Advanced Topics in Keras and ANNs

1. Callbacks

• Callbacks are functions that are called during training at certain points (e.g., at the end of an epoch). They allow you to customize the behavior of the training loop.

• Examples include:

  • EarlyStopping: Stops training when a monitored metric has stopped improving.

  • ModelCheckpoint: Saves the model at intervals.

  • ReduceLROnPlateau: Reduces the learning rate when a metric has stopped improving.

Example:

python

from tensorflow.keras.callbacks import EarlyStopping, ModelCheckpoint, ReduceLROnPlateau

# Define callbacks
early_stopping = EarlyStopping(monitor='val_loss', patience=5, verbose=1)
model_checkpoint = ModelCheckpoint('best_model.h5', save_best_only=True, monitor='val_loss', verbose=1)
reduce_lr = ReduceLROnPlateau(monitor='val_loss', factor=0.2, patience=3, min_lr=0.001, verbose=1)

# Train the model with callbacks
model.fit(X_train, y_train, epochs=100, batch_size=32, validation_split=0.2,
          callbacks=[early_stopping, model_checkpoint, reduce_lr])

2. Transfer Learning

• Transfer Learning involves using a pre-trained model on a new, similar task. This technique is useful when you have a limited amount of data for your specific problem.

• Commonly used pre-trained models include VGG, ResNet, and Inception.

Example:

python

from tensorflow.keras.applications import VGG16

# Load the VGG16 model pre-trained on ImageNet
base_model = VGG16(weights='imagenet', include_top=False, input_shape=(224, 224, 3))

# Freeze the base model
base_model.trainable = False

# Add custom layers on top
from tensorflow.keras.layers import Flatten, Dense
from tensorflow.keras.models import Model

x = base_model.output
x = Flatten()(x)
x = Dense(128, activation='relu')(x)
predictions = Dense(10, activation='softmax')(x)

model = Model(inputs=base_model.input, outputs=predictions)

# Compile the model
model.compile(optimizer='adam', loss='categorical_crossentropy', metrics=['accuracy'])

# Train the model
# Note: `X_train` and `y_train` need to be preprocessed and resized to (224, 224, 3) for this example
model.fit(X_train, y_train, epochs=10, batch_size=32, validation_split=0.2)

3. Custom Layers and Models

• You can create custom layers and models by subclassing the Layer and Model classes in Keras.
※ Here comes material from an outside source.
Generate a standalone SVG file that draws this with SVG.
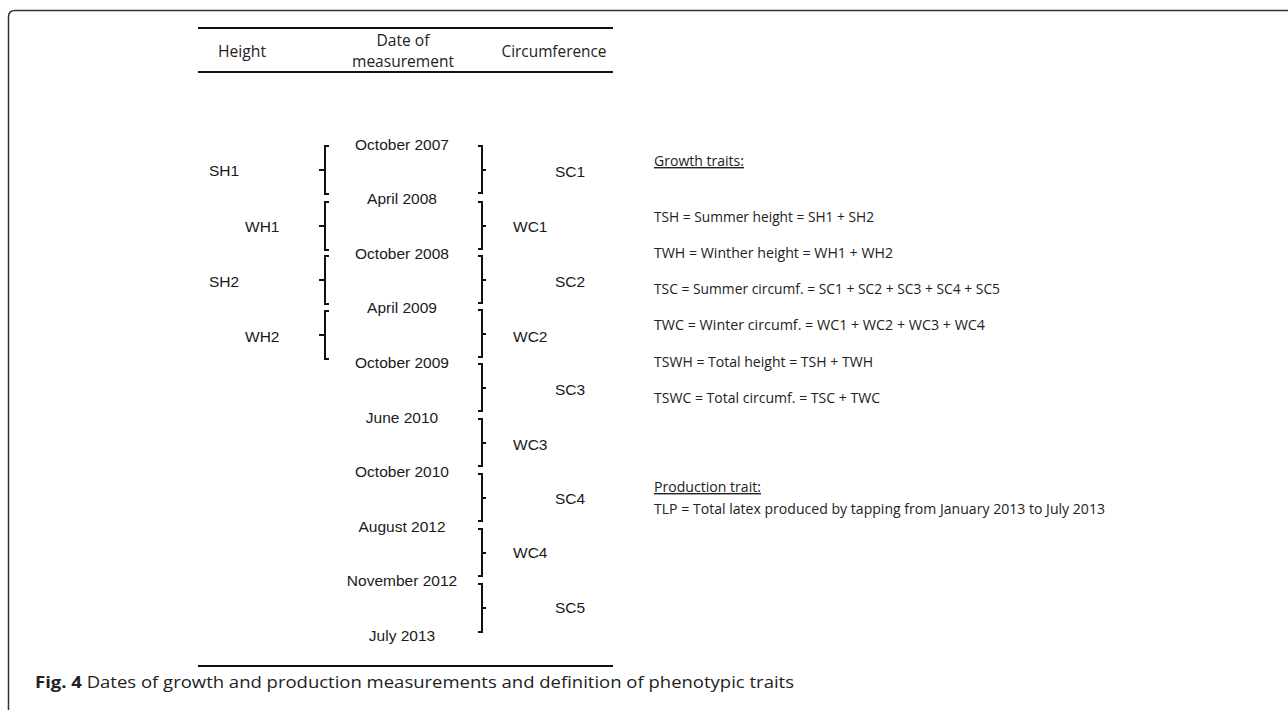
<svg xmlns="http://www.w3.org/2000/svg" width="1288" height="710" viewBox="0 0 1288 710">
<style>
.frame{fill:none;stroke:#333;stroke-width:1.5}
.rule{stroke:#111;stroke-width:2}
.hdr{font-family:"Open Sans","Noto Sans",sans-serif;font-size:15.5px;fill:#222;text-anchor:middle}
.date{font-family:"Liberation Sans",Arial,sans-serif;font-size:15.5px;fill:#1a1a1a;text-anchor:middle}
.lab{font-family:"Liberation Sans",Arial,sans-serif;font-size:15.5px;fill:#1a1a1a}
.br{fill:none;stroke:#111;stroke-width:2}
.def{font-family:"Open Sans","Noto Sans",sans-serif;font-size:14px;fill:#222}
.cap{font-family:"Open Sans","Noto Sans",sans-serif;font-size:16px;fill:#222}
</style>
<rect width="1288" height="710" fill="#fff"/>
<path class="frame" d="M8.5 720 V17 Q8.5 10.5 15 10.5 H1300"/>
<g id="table-rules">
<line class="rule" x1="198" y1="28" x2="613" y2="28"/>
<line class="rule" x1="198" y1="72" x2="613" y2="72"/>
<line class="rule" x1="198" y1="666" x2="613" y2="666"/>
</g>
<g id="header">
<text class="hdr" x="242" y="57" textLength="48" lengthAdjust="spacingAndGlyphs">Height</text>
<text class="hdr" x="403" y="46" textLength="53" lengthAdjust="spacingAndGlyphs">Date of</text>
<text class="hdr" x="403" y="67" textLength="102" lengthAdjust="spacingAndGlyphs">measurement</text>
<text class="hdr" x="554" y="57" textLength="105" lengthAdjust="spacingAndGlyphs">Circumference</text>
</g>
<g id="dates">
<text class="date" x="402" y="150">October 2007</text>
<text class="date" x="402" y="204">April 2008</text>
<text class="date" x="402" y="259">October 2008</text>
<text class="date" x="402" y="313">April 2009</text>
<text class="date" x="402" y="368">October 2009</text>
<text class="date" x="402" y="423">June 2010</text>
<text class="date" x="402" y="477">October 2010</text>
<text class="date" x="402" y="532">August 2012</text>
<text class="date" x="402" y="586">November 2012</text>
<text class="date" x="402" y="641">July 2013</text>
</g>
<g id="connectors">
<path class="br" d="M329 146 H325 V194 H329 M325 170 H319"/>
<path class="br" d="M329 202 H325 V250 H329 M325 226 H319"/>
<path class="br" d="M329 256 H325 V304 H329 M325 280 H319"/>
<path class="br" d="M329 311 H325 V359 H329 M325 335 H319"/>
<path class="br" d="M478 146 H482 V193 H478 M482 170 H486"/>
<path class="br" d="M478 202 H482 V249 H478 M482 226 H486"/>
<path class="br" d="M478 256 H482 V303 H478 M482 280 H486"/>
<path class="br" d="M478 310 H482 V357 H478 M482 334 H486"/>
<path class="br" d="M478 364 H482 V411 H478 M482 388 H486"/>
<path class="br" d="M478 419 H482 V466 H478 M482 443 H486"/>
<path class="br" d="M478 474 H482 V521 H478 M482 498 H486"/>
<path class="br" d="M478 529 H482 V576 H478 M482 553 H486"/>
<path class="br" d="M478 584 H482 V632 H478 M482 608 H486"/>
</g>
<g id="height-labels">
<text class="lab" x="209" y="176">SH1</text>
<text class="lab" x="245" y="232">WH1</text>
<text class="lab" x="209" y="287">SH2</text>
<text class="lab" x="245" y="342">WH2</text>
</g>
<g id="circ-labels">
<text class="lab" x="555" y="177">SC1</text>
<text class="lab" x="513" y="232">WC1</text>
<text class="lab" x="555" y="287">SC2</text>
<text class="lab" x="513" y="342">WC2</text>
<text class="lab" x="555" y="395">SC3</text>
<text class="lab" x="513" y="450">WC3</text>
<text class="lab" x="555" y="504">SC4</text>
<text class="lab" x="513" y="558">WC4</text>
<text class="lab" x="555" y="613">SC5</text>
</g>
<g id="definitions">
<text class="def" x="654" y="166" text-decoration="underline" textLength="90" lengthAdjust="spacingAndGlyphs">Growth traits:</text>
<text class="def" x="654" y="222" textLength="220" lengthAdjust="spacingAndGlyphs">TSH = Summer height = SH1 + SH2</text>
<text class="def" x="654" y="258" textLength="239" lengthAdjust="spacingAndGlyphs">TWH = Winther height = WH1 + WH2</text>
<text class="def" x="654" y="294" textLength="346" lengthAdjust="spacingAndGlyphs">TSC = Summer circumf. = SC1 + SC2 + SC3 + SC4 + SC5</text>
<text class="def" x="654" y="330" textLength="331" lengthAdjust="spacingAndGlyphs">TWC = Winter circumf. = WC1 + WC2 + WC3 + WC4</text>
<text class="def" x="654" y="367" textLength="219" lengthAdjust="spacingAndGlyphs">TSWH = Total height = TSH + TWH</text>
<text class="def" x="654" y="403" textLength="226" lengthAdjust="spacingAndGlyphs">TSWC = Total circumf. = TSC + TWC</text>
<text class="def" x="654" y="492" text-decoration="underline" textLength="107" lengthAdjust="spacingAndGlyphs">Production trait:</text>
<text class="def" x="654" y="514" textLength="451" lengthAdjust="spacingAndGlyphs">TLP = Total latex produced by tapping from January 2013 to July 2013</text>
</g>
<g id="caption">
<text class="cap" x="35" y="688" textLength="759" lengthAdjust="spacingAndGlyphs"><tspan font-weight="bold">Fig. 4</tspan> Dates of growth and production measurements and definition of phenotypic traits</text>
</g>
</svg>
This allows for more flexibility in designing complex architectures.

Example:

python

from tensorflow.keras.layers import Layer

# Define a custom layer
class CustomDense(Layer):
    def __init__(self, units=32):
        super(CustomDense, self).__init__()
        self.units = units

    def build(self, input_shape):
        self.w = self.add_weight(shape=(input_shape[-1], self.units),
                                 initializer='random_normal',
                                 trainable=True)
        self.b = self.add_weight(shape=(self.units,),
                                 initializer='zeros',
                                 trainable=True)

    def call(self, inputs):
        return tf.matmul(inputs, self.w) + self.b

# Define a custom model using the custom layer
from tensorflow.keras.models import Model
from tensorflow.keras.layers import Input

inputs = Input(shape=(784,))
x = CustomDense(64)(inputs)
x = tf.keras.layers.Activation('relu')(x)
outputs = CustomDense(10)(x)
model = Model(inputs, outputs)

# Compile and train the model
model.compile(optimizer='adam', loss='categorical_crossentropy', metrics=['accuracy'])
model.fit(X_train, y_train, epochs=10, batch_size=32, validation_split=0.2)

Summary

• Callbacks: Functions called at certain points during training to customize the training process.

• Transfer Learning: Using pre-trained models for similar tasks to leverage existing knowledge.

• Custom Layers and Models: Creating flexible and complex architectures by subclassing the Layer and Model classes in Keras.